Set down the data below from its first line to the line holding "const AXIS_GRAY = '#b4b4b4';", inclusive; omit all pictures.

◇ ◇ ◇ ◇

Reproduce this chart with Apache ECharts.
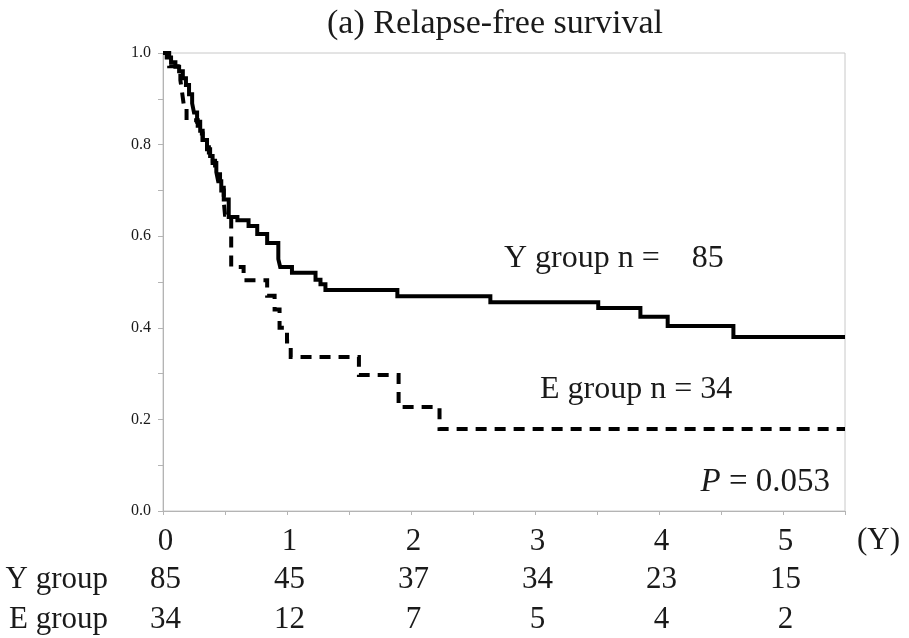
<!DOCTYPE html>
<html>
<head>
<meta charset="utf-8">
<script src="https://cdn.jsdelivr.net/npm/echarts@6/dist/echarts.min.js"></script>
<style>
  html, body { margin: 0; padding: 0; background: #fff; }
  #chart { width: 909px; height: 638px; }
</style>
</head>
<body>
<div id="chart"></div>
<script>
// Kaplan–Meier relapse-free survival, two groups

const years = [0, 1, 2, 3, 4, 5];
const yTickLabels = ['0.0', '0.2', '0.4', '0.6', '0.8', '1.0'];

// Y group: event times (years) and survival after each step
const yGroupTime = [0, 0.03, 0.065, 0.10, 0.13, 0.16, 0.185, 0.21, 0.235, 0.25, 0.275, 0.30, 0.32,
  0.355, 0.38, 0.40, 0.43, 0.445, 0.47, 0.49, 0.53, 0.60, 0.69, 0.76, 0.84, 0.93, 0.945,
  1.04, 1.23, 1.27, 1.31, 1.89, 2.64, 3.51, 3.85, 4.07, 4.60, 5.5];
const yGroupSurv = [1.0, 0.99, 0.98, 0.97, 0.96, 0.945, 0.93, 0.91, 0.89, 0.87, 0.85, 0.83, 0.81,
  0.79, 0.775, 0.76, 0.74, 0.72, 0.70, 0.68, 0.642, 0.635, 0.622, 0.605, 0.585, 0.55, 0.533,
  0.52, 0.505, 0.495, 0.4825, 0.469, 0.456, 0.443, 0.424, 0.404, 0.380, 0.380];

// E group: event times (years) and survival after each step
const eGroupTime = [0, 0.05, 0.14, 0.155, 0.17, 0.19, 0.28, 0.32, 0.37, 0.42, 0.46, 0.49, 0.50,
  0.55, 0.65, 0.84, 0.90, 0.94, 1.00, 1.03, 1.58, 1.90, 2.23, 5.5];
const eGroupSurv = [1.0, 0.971, 0.941, 0.912, 0.882, 0.853, 0.824, 0.794, 0.765, 0.735, 0.706, 0.676, 0.647,
  0.533, 0.504, 0.47, 0.44, 0.40, 0.37, 0.336, 0.297, 0.227, 0.179, 0.179];

// Number at risk at each whole year
const atRiskY = [85, 45, 37, 34, 23, 15];
const atRiskE = [34, 12, 7, 5, 4, 2];

const groupLabels = ['Y group', 'E group'];
const nLabelY = 'Y group n =    85';
const nLabelE = 'E group n = 34';
const pValue = '0.053';
const timeUnit = '(Y)';

const FONT = '"Liberation Serif", "Times New Roman", serif';
const INK = '#1a1a1a';
const AXIS_GRAY = '#b4b4b4';

const pairs = (t, s) => t.map((v, i) => [v, s[i]]);
const yearLabel = (v, arr) => {
  const i = years.indexOf(v);
  return i >= 0 ? String(arr[i]) : '';
};

const baseX = {
  type: 'value', position: 'bottom', min: 0, max: 5.5, interval: 0.5,
  splitLine: { show: false }
};
const rowLabel = {
  verticalAlign: 'middle', padding: [0, 0, 0, 5],
  fontFamily: FONT, fontSize: 31, color: INK
};

const chart = echarts.init(document.getElementById('chart'), null, { renderer: 'canvas' });

chart.setOption({
  animation: false,
  backgroundColor: '#fff',
  title: {
    text: '(a) Relapse-free survival',
    left: 322, top: 2,
    textStyle: { fontFamily: FONT, fontSize: 34, fontWeight: 'normal', color: INK }
  },
  grid: {
    left: 163, right: 64, top: 53, bottom: 127,
    containLabel: false, outerBoundsMode: 'none',
    show: true, borderColor: '#c8c8c8', borderWidth: 1
  },
  xAxis: [
    Object.assign({}, baseX, {
      axisLine: { show: true, lineStyle: { color: AXIS_GRAY, width: 1 } },
      axisTick: { show: true, length: 4, lineStyle: { color: AXIS_GRAY } },
      axisLabel: Object.assign({ margin: 31, formatter: v => yearLabel(v, years) }, rowLabel)
    }),
    Object.assign({}, baseX, {
      offset: 69,
      name: groupLabels[0], nameLocation: 'start', nameGap: 55,
      nameTextStyle: { fontFamily: FONT, fontSize: 31, color: INK },
      axisLine: { show: false }, axisTick: { show: false },
      axisLabel: Object.assign({ margin: 0, formatter: v => yearLabel(v, atRiskY) }, rowLabel)
    }),
    Object.assign({}, baseX, {
      offset: 109,
      name: groupLabels[1], nameLocation: 'start', nameGap: 55,
      nameTextStyle: { fontFamily: FONT, fontSize: 31, color: INK },
      axisLine: { show: false }, axisTick: { show: false },
      axisLabel: Object.assign({ margin: 0, formatter: v => yearLabel(v, atRiskE) }, rowLabel)
    })
  ],
  yAxis: {
    type: 'value', min: 0, max: 1, interval: 0.1,
    splitLine: { show: false },
    axisLine: { show: true, lineStyle: { color: AXIS_GRAY, width: 1 } },
    axisTick: { show: true, length: 5, lineStyle: { color: AXIS_GRAY } },
    axisLabel: {
      margin: 12, fontFamily: FONT, fontSize: 16, color: INK,
      formatter: v => {
        const k = Math.round(v * 10);
        return k % 2 === 0 ? yTickLabels[k / 2] : '';
      }
    }
  },
  series: [
    {
      name: groupLabels[0], type: 'line', step: 'end', showSymbol: false, symbol: 'none',
      xAxisIndex: 0,
      data: pairs(yGroupTime, yGroupSurv),
      lineStyle: { color: '#000', width: 4, cap: 'butt', join: 'miter' }
    },
    {
      name: groupLabels[1], type: 'line', step: 'end', showSymbol: false, symbol: 'none',
      xAxisIndex: 0,
      data: pairs(eGroupTime, eGroupSurv),
      lineStyle: { color: '#000', width: 4, type: [11, 8], cap: 'butt', join: 'miter' }
    }
  ],
  graphic: [
    {
      type: 'text', left: 857, top: 525,
      style: { text: timeUnit, font: '31px ' + FONT, fill: INK }
    },
    {
      type: 'text', left: 504, top: 243,
      style: { text: nLabelY, font: '32px ' + FONT, fill: INK }
    },
    {
      type: 'text', left: 540, top: 374,
      style: { text: nLabelE, font: '32px ' + FONT, fill: INK }
    },
    {
      type: 'text', right: 79, top: 466,
      style: {
        text: '{i|P} = ' + pValue,
        font: '33px ' + FONT, fill: INK,
        rich: { i: { fontStyle: 'italic', fontFamily: FONT, fontSize: 33, fill: INK } }
      }
    }
  ]
});
</script>
</body>
</html>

◇ ◇ ◇ ◇

● Result for this task
Reproduce this chart with Apache ECharts.
<!DOCTYPE html>
<html>
<head>
<meta charset="utf-8">
<script src="https://cdn.jsdelivr.net/npm/echarts@6/dist/echarts.min.js"></script>
<style>
  html, body { margin: 0; padding: 0; background: #fff; }
  #chart { width: 909px; height: 638px; }
</style>
</head>
<body>
<div id="chart"></div>
<script>
// Kaplan–Meier relapse-free survival, two groups

const years = [0, 1, 2, 3, 4, 5];
const yTickLabels = ['0.0', '0.2', '0.4', '0.6', '0.8', '1.0'];

// Y group: event times (years) and survival after each step
const yGroupTime = [0, 0.03, 0.065, 0.10, 0.13, 0.16, 0.185, 0.21, 0.235, 0.25, 0.275, 0.30, 0.32,
  0.355, 0.38, 0.40, 0.43, 0.445, 0.47, 0.49, 0.53, 0.60, 0.69, 0.76, 0.84, 0.93, 0.945,
  1.04, 1.23, 1.27, 1.31, 1.89, 2.64, 3.51, 3.85, 4.07, 4.60, 5.5];
const yGroupSurv = [1.0, 0.99, 0.98, 0.97, 0.96, 0.945, 0.93, 0.91, 0.89, 0.87, 0.85, 0.83, 0.81,
  0.79, 0.775, 0.76, 0.74, 0.72, 0.70, 0.68, 0.642, 0.635, 0.622, 0.605, 0.585, 0.55, 0.533,
  0.52, 0.505, 0.495, 0.4825, 0.469, 0.456, 0.443, 0.424, 0.404, 0.380, 0.380];

// E group: event times (years) and survival after each step
const eGroupTime = [0, 0.05, 0.14, 0.155, 0.17, 0.19, 0.28, 0.32, 0.37, 0.42, 0.46, 0.49, 0.50,
  0.55, 0.65, 0.84, 0.90, 0.94, 1.00, 1.03, 1.58, 1.90, 2.23, 5.5];
const eGroupSurv = [1.0, 0.971, 0.941, 0.912, 0.882, 0.853, 0.824, 0.794, 0.765, 0.735, 0.706, 0.676, 0.647,
  0.533, 0.504, 0.47, 0.44, 0.40, 0.37, 0.336, 0.297, 0.227, 0.179, 0.179];

// Number at risk at each whole year
const atRiskY = [85, 45, 37, 34, 23, 15];
const atRiskE = [34, 12, 7, 5, 4, 2];

const groupLabels = ['Y group', 'E group'];
const nLabelY = 'Y group n =    85';
const nLabelE = 'E group n = 34';
const pValue = '0.053';
const timeUnit = '(Y)';

const FONT = '"Liberation Serif", "Times New Roman", serif';
const INK = '#1a1a1a';
const AXIS_GRAY = '#b4b4b4';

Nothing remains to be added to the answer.